Saper pregare “per quelli che ci vogliono male” farà migliorare i nemici e renderà noi “più figli del Padre”. Con questa riflessione il Papa ha concluso l’omelia della Messa del mattino, celebrata in Casa S. Marta. Francesco ha affrontato il brano del Vangelo in cui Gesù esorta i discepoli a tendere alla perfezione di Dio, “che fa sorgere il suo sole sui cattivi e sui buoni”. Il servizio di Alessandro De Carolis:
“Avete inteso che fu detto, ma io vi dico”. La Parola di Dio e due modi inconciliabili di intenderla: un arido elenco di doveri e divieti o l’invito ad amare il Padre e i fratelli con tutto il cuore, arrivando al culmine di pregare per il proprio avversario.
Legge senza cuore
È la dialettica del confronto tra i dottori della legge e Gesù, tra la Legge proposta in modo schematico al popolo ebraico dai suoi capi e la “pienezza” di quella stessa Legge che Cristo afferma di essere venuto a portare. Papa Francesco ribadisce sul punto una convinzione già espressa più volte. Quando Gesù inizia la sua predicazione, osteggiato dai suoi avversari, “la spiegazione della Legge in quel tempo – osserva – era in crisi”:
“Era una spiegazione troppo teorica, casistica… Diciamo che era una legge in cui non c’era il cuore proprio della Legge, che è l’amore di Dio, che ha dato a noi. Per questo il Signore ripete quello che era nell’Antico Testamento: il Comandamento più grande qual è? Amare Dio con tutto il cuore, con tutte le tue forze, con tutta l’anima, e il prossimo come te stesso. E nella spiegazione dei Dottori della Legge questo non era tanto al centro. Al centro c’erano i casi: ma si può fare questo? Fino a che punto si può fare questo? E se non si può?… La casistica proprio della Legge. E Gesù prende questo e riprende il vero senso della Legge per portarlo alla sua pienezza”.

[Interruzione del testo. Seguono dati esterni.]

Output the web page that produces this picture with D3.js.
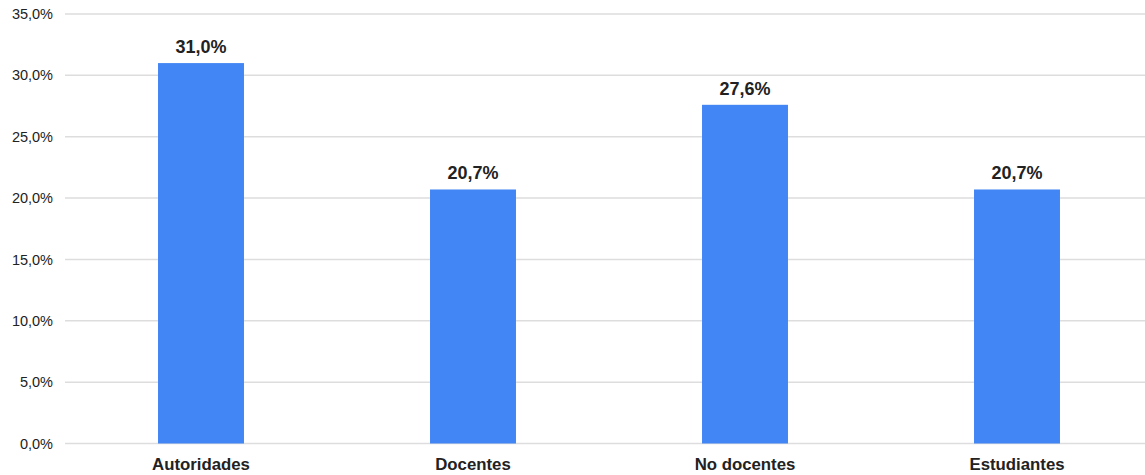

Il Papa mette in evidenza come Gesù offra “tanti esempi” per mostrare i Comandamenti sotto una luce nuova. “Non uccidere”, afferma, può voler dire anche non insultare un fratello e avanti e su fino a porre in risalto come l’amore sia “più generoso della lettera della Legge”, nel mantello aggiunto in dono a chi aveva domandato il vestito e nei due chilometri fatti con chi aveva chiesto di essere accompagnato per uno:
“E’ un lavoro che non è solo un lavoro per il compimento della Legge, ma è un lavoro di guarigione del cuore. In questa spiegazione che Gesù fa sui Comandamenti – nel Vangelo di Matteo soprattutto – c’è un cammino di guarigione: un cuore ferito dal peccato originale – tutti noi abbiamo il cuore ferito dal peccato, tutti – deve andare per questa strada di guarigione e guarire per assomigliare al Padre, che è perfetto: ‘Siate perfetti come è perfetto il Padre Vostro Celeste’. Una strada di guarigione per essere figli come il Padre”.
E la perfezione che Gesù indica è quella contenuta nel brano del giorno del Vangelo di Matteo: “Avete inteso che fu detto: ‘Amerai il tuo prossimo’ e odierai il tuo nemico. Ma io vi dico: amate i vostri nemici e pregate per quelli che vi perseguitano”. “È l’ultimo scalino” di questa strada, afferma il Papa, il più difficile. Francesco ricorda che da ragazzo, pensando a uno dei grandi dittatori dell’epoca, si era soliti pregare che Dio gli riservasse presto l’inferno. Invece, conclude, Dio chiede un esame di coscienza:
“Che il Signore ci dia la grazia, soltanto questa: pregare per i nemici, pregare per quelli che ci vogliono male, che non ci vogliono bene. Pregare per quelli che ci fanno del male, che ci perseguitano. E ognuno di noi sa il nome e il cognome: prego per questo, per questo, questo, per questo… Io vi assicuro che questa preghiera farà due cose: a lui lo farà migliorare, perché la preghiera è potente, e a noi ci farà più figli del Padre”.